Improvements to downtown Langley City plaza include boardwalk, seating and greenery
Dan FERGUSON / Langley Times Sept. 4 2013 McBurney lane, Sept. 4.
Works continues on McBurney Lane as the revamped public plaza is slated to be unveiled later this month. The goal is to give McBurney Lane a friendly pedestrian feel to it.

Work on McBurney Lane is moving toward completion, but the revamped and revitalized public plaza in downtown Langley City still needs one or two more finishing touches before it is officially unveiled.

“We’re still waiting for some landscaping and for power from B.C. Hydro, and then we should be in a position to open,” said City of Langley CAO Francis Cheung last week.

The official opening of the plaza will likely take place within the next month, he added.

The intent had been for the redesigned plaza to be open in June, in time to be used for several events scheduled throughout the summer, but construction fell a few months behind, explained Cheung.

The biggest issue was one of space, he said.

Because the plaza and the lane to the south of it are bordered on two sides by existing buildings, the number of people and the amount and size of equipment able to work at one time were limited.

Rather than work concurrently on the projects, some of the sub trades had to take turns in the confined space, thus taking longer to complete their parts of the job, Cheung said.

Although the final numbers haven’t been compiled, he expects the project to come in around its $770,000 budget.

The improvements — which include steps built in an arch that will double as public seating, green space and a raised wooden deck —  have been in the works for more than two years, since council first announced its intention to renovate the space.
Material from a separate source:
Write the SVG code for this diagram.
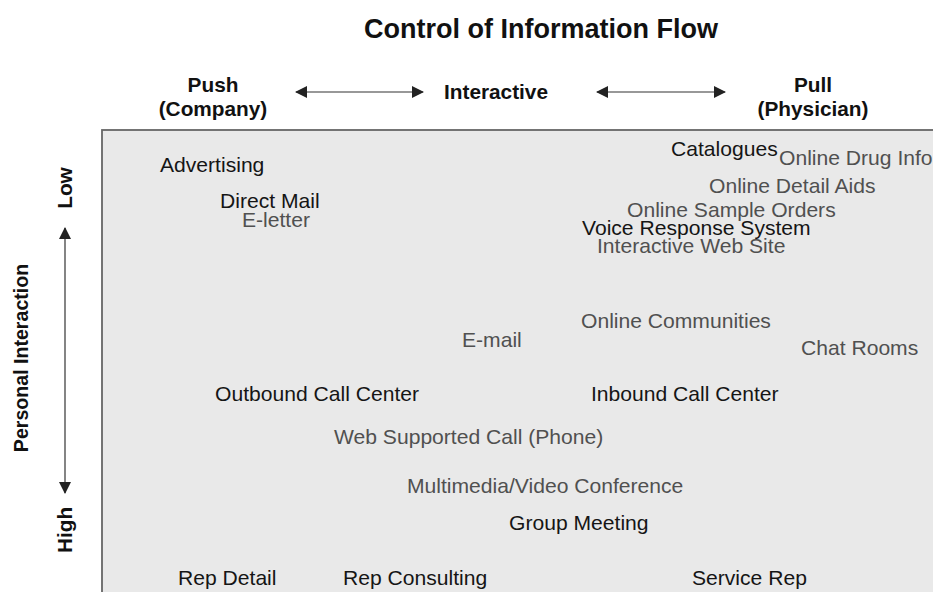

During that time, it hasn’t been without its critics.

When the City first announced plans to remove parking spaces from the lane connecting the plaza to Douglas Crescent, in favour of a pedestrian corridor, a number of local business and property owners protested, saying that parking is already at a premium in the downtown core and removing 22 spaces, as planned, would only make the problem worse.

A compromise was reached in a subsequent design that called for the retention of 18 of those spaces.
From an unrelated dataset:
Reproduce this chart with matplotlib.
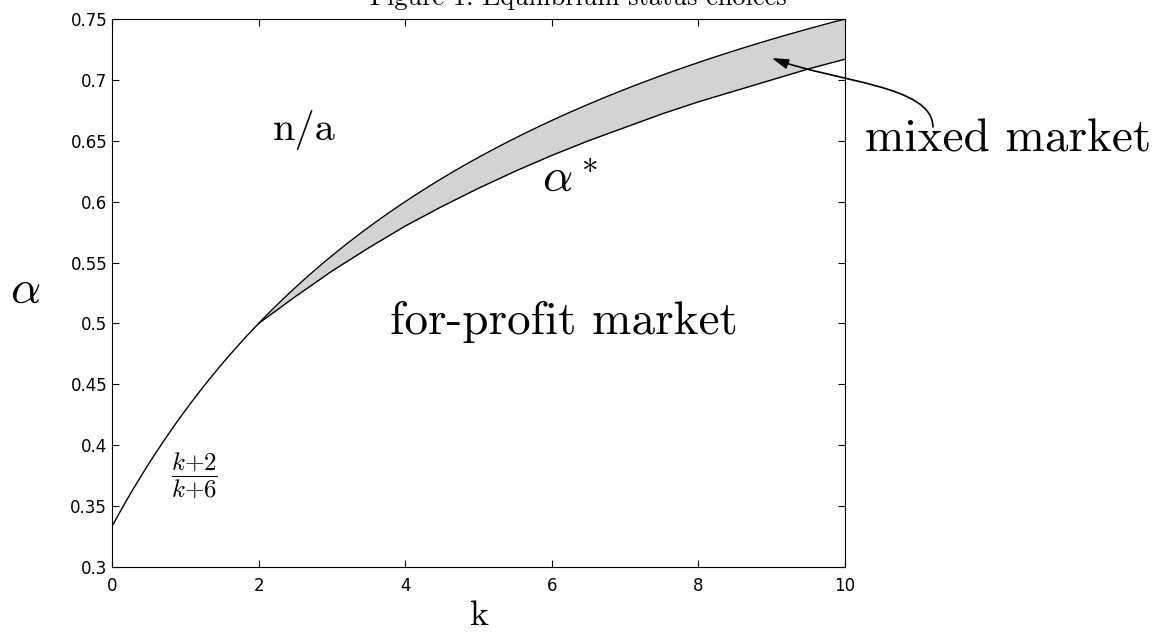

Prior to its facelift, the lane was being under-used by customers and business owners and had become a hub for vandals.

The idea was to transform the lane into a pedestrian area and a central spot in the City’s downtown core, Joseph Fry of Hapa Collaborative, the company remodeling the lane, told The Times last year.

“The primary thing we are trying to respond to as part of our designs is giving McBurney Lane a friendly pedestrian feeling to it,” Fry said.